While the game design document was being worked on, I got to work setting up the GitHub and making the project in Unreal Engine 5.6. I put a fair bit of time into optimizing the engine's parameters to ensure the game ran well on lower end hardware. Some optimizations I implemented include switching to the forward renderer, disabling Lumen and Nanite, disabling unnecessary post process effects, and tuning shadows to be a bit lower resolution without compromising visuals.

After the GitHub and engine parameters were set up, I got to work on the character's movement. We used Unreal Engine's base shooter template to start with, which helped negate the need to make a lot of boilerplate code. I was able to get the base movement very similar to that of Ultrakill, which has snappy controls with smooth aerial movement. This would serve as a platform in which I could continually add additional movement features, like sliding and wall jumps.

Once the movement was in a good state, I then went to work on the sliding system. Sliding seemed like it would be easy to implement at first, but I had a fair few issues here and there during development. A big issue I was facing was how to prevent the player from sliding in the air. It would have been a bit awkward if the player could just slide and redirect themselves across the sky, so it was important that I prevented the player from sliding while in the air.

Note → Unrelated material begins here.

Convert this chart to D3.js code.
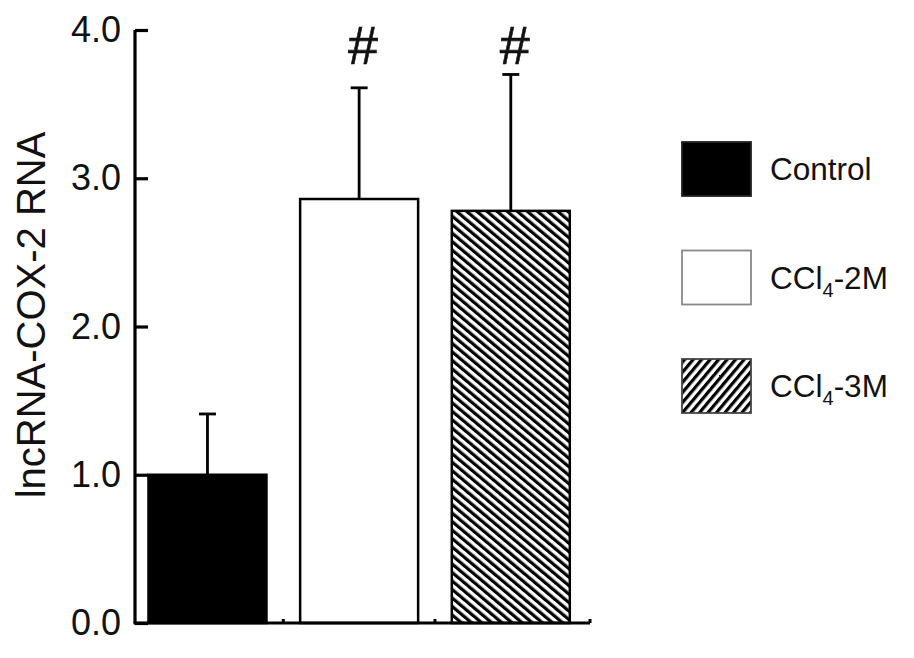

However, I let the player continue sliding off ledges to prevent the camera from jerking around.

While a bit hectic, this first sprint went pretty well for us as a team. Most of us aren't very experienced with Unreal Engine 5, but it's thankfully fairly easy to learn and use. For our next sprint, I will be working on letting the player jump off of walls. This will be highly configurable with parameters for the wall jump's up force, away from wall force, and total wall jumps before landing. I also plan on implementing dashing, which will give players a moment an invulnerability frame later in development.